Le « Projet d’appui au développement des zones vertes », financé par la Banque africaine de développement, a permis de sauver plus de 50 % du couvert végétal. Trois mille riverains ont multiplié leurs revenus par dix en protégeant la forêt.
L’état actuel des forêts kényanes a presque totalement effacé des mémoires le triste décor que servait le couvert végétal, il y a près de deux décennies encore. Entre 1980 et 2000, le Kenya avait perdu près de 50 % de son couvert forestier. Environ 300 000 hectares de forêt avaient été anéantis en raison d’une exploitation forestière intensive, de la production de charbon et de la conversion à grande échelle de zones boisées en plantations de thé. Des années de surexploitation des ressources forestières pratiquée sans aucun respect des écosystèmes avaient laissé à nu les collines. Le déboisement avait même provoqué l’étranglement d’une rivière locale dans la vallée du Rift, à l’ouest du pays.
Sur ces territoires défrichés, menacés par la sècheresse et la famine, les personnes vivant à proximité de la forêt, en majorité des agriculteurs et des bucherons, abattaient malgré tous les arbres, qu’ils destinaient au bois de chauffe pour la cuisine et au charbon de bois pour la commercialisation.
La situation était devenue critique. Non seulement des milliers d’espèces animales, végétales et les populations autochtones ont souffert de la sècheresse et de la famine, mais de nombreuses inquiétudes pesaient aussi quant à l’avenir économique du pays, dans la mesure où des secteurs vitaux, notamment l’agriculture, le tourisme et l’énergie, dépendent de l’environnement naturel.

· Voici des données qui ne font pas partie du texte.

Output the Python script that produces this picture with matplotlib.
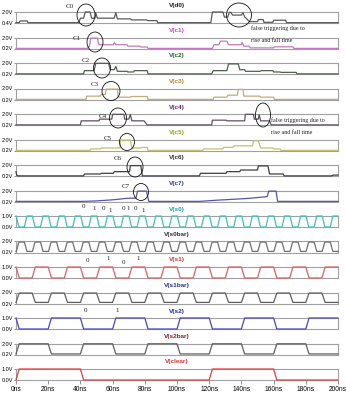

Inverser la tendance en moins de 10 ans
Ne pouvant plus rester impuissantes face à la montée galopante et désastreuse de la déforestation, les autorités kényanes lancent en 2007, le « Projet d’appui au développement des zones vertes ». Financé à hauteur de 38,8 millions de dollars par la Banque africaine de développement (BAD), le programme poursuit deux objectifs : promouvoir la régénération et la conservation de la forêt pour protéger l’environnement et améliorer les moyens de subsistance en milieu rural et les revenus des communautés riveraines des espaces forestiers.
Le succès est dû à la création d’un Service forestier du Kenya, dont la tâche consiste à travailler en étroite collaboration avec les agriculteurs pour reconstruire le manteau végétal du pays, couvrant une superficie de 7 000 km2. Des formations dans les domaines de l’apiculture et de la pisciculture ont également été dispensées aux paysans. Des aptitudes leur permettant de développer une activité tout autre, mettant ainsi un terme à leur dépendance économique envers la forêt.
En moins de dix ans, les résultats sont spectaculaires : travaillant main dans la main, agriculteurs et forestiers reboisent 14 300 hectares de forêts dégradées. Pour mieux sanctuariser le « poumon vert » du pays, des zones tampons sont créées, avec la plantation de 1 500 hectares de thé et de 5 700 hectares de bois dédié au chauffage, qui s’accompagne de l’amélioration de 342 km de routes rurales. Les retombées du projet sont également positives sur le plan économique puisque 3 000 emplois durables sont créés dans les communautés situées aux abords des forêts. Au total, ce sont 17 100 ménages, dont 40 % dirigés par des femmes, qui ont vu leurs revenus s’accroitre.